A mediados del siglo XIX, la burguesía española, ya fuera la ganadera cacereña o la industrial bilbaína, necesitaba lugares para el encuentro y el negocio y nacieron los cafés. En 1853, abría en la calle Pintores el café de la Esperanza y en 1871, en el Arenal de Bilbao, se inauguraba el café Boulevard.

Medio siglo después, los cafés proliferaban. En 1907, Felipe Montalbán, un empresario de Badajoz, llegaba a Cáceres y ponía una caseta en la plaza Mayor, el café Santa Catalina, que se trasladaría a la calle Paneras y en 1913 se instalaría definitivamente en la esquina de General Ezponda con la plaza Mayor. En esos años (1903), abría en los jardines de Albia de Bilbao el café Iruña.

El Santa Catalina tenía tres plantas. En el salón principal, decorado en elegantes tonos verdes, había un bello friso de maderas y espejos donde se reflejaban sus camareros vestidos de esmoquin. Contaba con cinco amplios ventanales y con la segunda puerta giratoria de la ciudad tras la instalada en la banca Sánchez.

LA GRANJA Y EL JAMEC

Curiosamente, el Iruña bilbaíno también instalaba en esas fechas una puerta giratoria y, por seguir con este paralelismo vasco extremeño, la decoración con estructura modernista de fundición se repetiría en cafés posteriores como el bilbaíno La Granja (1926), o el cacereño Jámec, inaugurado en 1935 en Pintores.

El Jámec se llamaba así por las cinco inciales de los hijos de su fundador, Eugenio Alonso.
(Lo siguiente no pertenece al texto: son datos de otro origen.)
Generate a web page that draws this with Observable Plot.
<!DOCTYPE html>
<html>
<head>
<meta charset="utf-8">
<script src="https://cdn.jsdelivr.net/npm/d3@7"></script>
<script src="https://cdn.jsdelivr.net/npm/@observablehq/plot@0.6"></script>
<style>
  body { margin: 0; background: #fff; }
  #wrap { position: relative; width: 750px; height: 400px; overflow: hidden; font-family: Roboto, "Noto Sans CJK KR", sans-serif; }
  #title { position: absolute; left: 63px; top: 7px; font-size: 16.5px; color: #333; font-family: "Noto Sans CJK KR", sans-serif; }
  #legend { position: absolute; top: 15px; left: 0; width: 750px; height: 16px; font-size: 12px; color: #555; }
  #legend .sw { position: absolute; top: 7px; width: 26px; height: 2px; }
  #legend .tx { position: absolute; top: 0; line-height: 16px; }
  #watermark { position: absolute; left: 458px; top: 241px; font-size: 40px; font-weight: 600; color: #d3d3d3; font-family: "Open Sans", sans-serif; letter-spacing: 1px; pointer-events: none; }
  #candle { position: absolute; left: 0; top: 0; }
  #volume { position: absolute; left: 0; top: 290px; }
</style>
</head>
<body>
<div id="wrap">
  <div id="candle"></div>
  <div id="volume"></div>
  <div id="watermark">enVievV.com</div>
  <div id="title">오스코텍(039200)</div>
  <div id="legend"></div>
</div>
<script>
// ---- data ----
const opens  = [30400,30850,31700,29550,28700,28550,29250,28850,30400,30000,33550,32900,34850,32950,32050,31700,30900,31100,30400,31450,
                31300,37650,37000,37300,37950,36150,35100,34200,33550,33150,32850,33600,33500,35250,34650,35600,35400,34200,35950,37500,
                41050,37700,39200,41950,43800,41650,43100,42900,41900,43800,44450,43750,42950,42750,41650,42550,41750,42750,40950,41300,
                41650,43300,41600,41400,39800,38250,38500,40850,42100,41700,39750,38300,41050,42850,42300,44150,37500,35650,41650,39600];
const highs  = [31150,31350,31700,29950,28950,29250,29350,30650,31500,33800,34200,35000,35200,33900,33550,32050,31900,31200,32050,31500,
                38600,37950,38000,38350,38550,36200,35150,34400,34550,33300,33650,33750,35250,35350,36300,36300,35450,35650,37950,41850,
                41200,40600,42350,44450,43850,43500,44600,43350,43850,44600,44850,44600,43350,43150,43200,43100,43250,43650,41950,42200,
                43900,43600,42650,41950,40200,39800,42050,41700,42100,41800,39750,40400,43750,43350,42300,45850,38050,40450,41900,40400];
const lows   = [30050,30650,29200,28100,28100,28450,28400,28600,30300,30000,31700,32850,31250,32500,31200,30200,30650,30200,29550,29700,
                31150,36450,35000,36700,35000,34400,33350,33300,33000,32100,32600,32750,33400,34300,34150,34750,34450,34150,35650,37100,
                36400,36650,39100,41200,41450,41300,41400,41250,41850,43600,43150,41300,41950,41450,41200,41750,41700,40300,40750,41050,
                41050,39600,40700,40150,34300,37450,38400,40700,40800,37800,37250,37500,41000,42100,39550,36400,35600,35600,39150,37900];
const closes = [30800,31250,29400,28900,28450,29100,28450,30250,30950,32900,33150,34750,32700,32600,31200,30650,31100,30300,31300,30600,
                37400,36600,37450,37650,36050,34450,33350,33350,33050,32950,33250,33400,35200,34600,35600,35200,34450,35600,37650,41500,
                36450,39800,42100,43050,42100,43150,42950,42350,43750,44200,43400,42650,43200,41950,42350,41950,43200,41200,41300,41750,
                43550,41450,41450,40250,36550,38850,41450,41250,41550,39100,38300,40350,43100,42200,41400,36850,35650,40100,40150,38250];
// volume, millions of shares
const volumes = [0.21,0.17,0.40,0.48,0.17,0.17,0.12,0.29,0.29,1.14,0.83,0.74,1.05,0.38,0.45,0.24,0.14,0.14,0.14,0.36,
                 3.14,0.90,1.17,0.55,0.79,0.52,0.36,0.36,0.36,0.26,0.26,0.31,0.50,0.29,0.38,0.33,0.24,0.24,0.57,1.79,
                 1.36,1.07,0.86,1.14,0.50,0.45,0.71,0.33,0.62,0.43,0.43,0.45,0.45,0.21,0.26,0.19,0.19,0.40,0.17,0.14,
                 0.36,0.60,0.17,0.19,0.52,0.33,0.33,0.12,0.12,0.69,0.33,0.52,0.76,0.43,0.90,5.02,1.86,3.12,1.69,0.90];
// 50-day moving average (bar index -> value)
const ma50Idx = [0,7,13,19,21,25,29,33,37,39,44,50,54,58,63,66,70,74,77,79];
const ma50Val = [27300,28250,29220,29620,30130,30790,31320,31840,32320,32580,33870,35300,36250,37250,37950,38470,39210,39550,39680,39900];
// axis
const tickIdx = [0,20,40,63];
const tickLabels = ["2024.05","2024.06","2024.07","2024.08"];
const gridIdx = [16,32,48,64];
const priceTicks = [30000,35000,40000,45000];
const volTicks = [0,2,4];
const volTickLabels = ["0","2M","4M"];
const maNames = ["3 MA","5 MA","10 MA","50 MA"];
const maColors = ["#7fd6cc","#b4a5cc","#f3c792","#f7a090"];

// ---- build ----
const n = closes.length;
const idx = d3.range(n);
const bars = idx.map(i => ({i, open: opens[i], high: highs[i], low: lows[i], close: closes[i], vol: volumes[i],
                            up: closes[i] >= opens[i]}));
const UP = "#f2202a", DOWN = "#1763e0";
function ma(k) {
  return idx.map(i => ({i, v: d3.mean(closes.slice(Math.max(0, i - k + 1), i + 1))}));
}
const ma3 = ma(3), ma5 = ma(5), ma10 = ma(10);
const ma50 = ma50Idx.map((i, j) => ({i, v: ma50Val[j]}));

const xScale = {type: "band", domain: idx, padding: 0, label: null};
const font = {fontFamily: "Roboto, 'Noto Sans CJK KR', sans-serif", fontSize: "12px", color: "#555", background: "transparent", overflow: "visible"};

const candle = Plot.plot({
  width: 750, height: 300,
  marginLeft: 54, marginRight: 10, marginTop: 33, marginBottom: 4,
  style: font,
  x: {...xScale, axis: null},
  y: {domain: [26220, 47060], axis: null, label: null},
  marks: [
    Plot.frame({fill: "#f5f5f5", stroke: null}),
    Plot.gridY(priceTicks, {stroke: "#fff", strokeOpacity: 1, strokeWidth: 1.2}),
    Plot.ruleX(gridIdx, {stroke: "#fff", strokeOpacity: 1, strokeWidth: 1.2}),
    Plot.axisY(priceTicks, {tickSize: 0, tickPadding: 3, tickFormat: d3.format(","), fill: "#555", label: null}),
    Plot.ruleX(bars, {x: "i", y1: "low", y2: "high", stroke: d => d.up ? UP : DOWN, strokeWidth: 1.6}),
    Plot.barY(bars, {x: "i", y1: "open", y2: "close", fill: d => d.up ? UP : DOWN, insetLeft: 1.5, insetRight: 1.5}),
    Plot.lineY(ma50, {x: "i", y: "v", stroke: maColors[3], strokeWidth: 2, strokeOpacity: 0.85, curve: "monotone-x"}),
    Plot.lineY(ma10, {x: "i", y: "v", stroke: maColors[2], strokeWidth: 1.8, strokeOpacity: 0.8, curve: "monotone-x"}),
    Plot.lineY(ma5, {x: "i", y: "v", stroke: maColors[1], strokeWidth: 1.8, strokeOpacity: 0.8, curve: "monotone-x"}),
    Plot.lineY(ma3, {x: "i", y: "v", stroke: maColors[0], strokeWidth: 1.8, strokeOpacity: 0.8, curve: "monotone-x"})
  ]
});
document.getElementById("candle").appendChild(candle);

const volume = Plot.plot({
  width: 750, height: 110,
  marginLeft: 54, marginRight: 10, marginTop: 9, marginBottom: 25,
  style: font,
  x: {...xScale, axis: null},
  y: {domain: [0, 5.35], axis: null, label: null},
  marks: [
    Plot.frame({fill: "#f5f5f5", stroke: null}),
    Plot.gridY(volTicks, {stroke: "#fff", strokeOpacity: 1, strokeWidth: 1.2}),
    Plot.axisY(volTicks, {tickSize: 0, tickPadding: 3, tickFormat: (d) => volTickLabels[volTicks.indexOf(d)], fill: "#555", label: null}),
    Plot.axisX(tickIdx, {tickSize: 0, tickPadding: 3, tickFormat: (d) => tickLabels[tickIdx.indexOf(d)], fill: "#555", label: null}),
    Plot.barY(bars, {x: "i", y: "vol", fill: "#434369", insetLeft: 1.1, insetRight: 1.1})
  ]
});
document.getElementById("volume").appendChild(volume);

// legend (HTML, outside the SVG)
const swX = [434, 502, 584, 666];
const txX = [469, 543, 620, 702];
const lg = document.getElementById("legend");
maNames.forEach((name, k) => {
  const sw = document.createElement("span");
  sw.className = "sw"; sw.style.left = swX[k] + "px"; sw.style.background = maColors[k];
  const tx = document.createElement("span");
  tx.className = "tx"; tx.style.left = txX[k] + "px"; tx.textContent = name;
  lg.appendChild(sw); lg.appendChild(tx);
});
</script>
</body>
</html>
Por él pasaron desde el fundador de la Falange, José Antonio Primo de Rivera, en 1935, hasta el filósofo José Ortega y Gasset, que pernoctó durante un mes en una de sus 17 habitaciones. También durmió allí en 1936 el general Yagüe, de quien se recuerda que, en una noche de alegría, improvisó un mitin subido a una mesa.

Aquellos cafés clásicos, a los que habría que añadir el cacereño Avenida de la avenida de España, abierto en 1940 por Virgilio Alejandre y Carlos Alonso Paniagua, destacaban por sus amplios ventanales luminosos, muy codiciados por la clientela, que permitían tomar café viendo la calle.

Pero el paralelismo entre Bilbao y Cáceres se rompe muy pronto. El café de la Esperanza desaparece enseguida. El Santa Catalina deja paso al hotel Europa en 1931. En 1972 cierra el Avenida y el Jámec, que fue el que más resistió, murió en 1980. Sucumbieron al empuje de los bancos y de los comercios textiles. Sin embargo, el Boulevard pervive en Bilbao, al igual que La Granja y el Iruña. Y en otras ciudades, los cafés clásicos resisten gracias a su actividad hostelera: Derby (Santiago), Dindurra (Gijón), Novelty (Salamanca), etcétera.

La ciudad feliz dio la espalda a sus cafés-institución a la francesa y se dejó deslumbrar por modernos locales a la americana o a la inglesa como Acuario, Fara o Drink Pub, que abrieron casi al mismo tiempo que cerraban el Jámec, el Avenida o el Metropol.

En esos años (1980), visitó Cáceres el escritor Ramón Carnicer tomando apuntes para su libro Las américas peninsulares , dedicado a Extremadura, donde dejaría escrito: "En Cáceres hay una atroz penuria de cafés o bares de asiento; en su casi totalidad son de barra y taburete". A esta penuria vendría a poner remedio el Gran Café, que recogiendo el testigo de los cafés de siempre, se inauguraría en 1983 con una decoración neomodernista, pero sin mesas ventaneras.

Veinte años después, el Gran Café se ha convertido en una institución cacereña que, al estilo del Iruña o el Gijón, organiza certémenes y actividades, pero en la ciudad feliz sigue vivo el misterio de sus cafés: ¿Por qué casi no tienen ventanales para observar el exterior, como sucede en Madrid, París, Sevilla o Amsterdam? ¿Por qué se colocan cortinillas en sus cristaleras? ¿Por qué los cacereños, tan amigos de la luz y la calle, prefieren hoy, al contrario que hace 30 años, la intimidad y la luz artificial cuando entran en el café?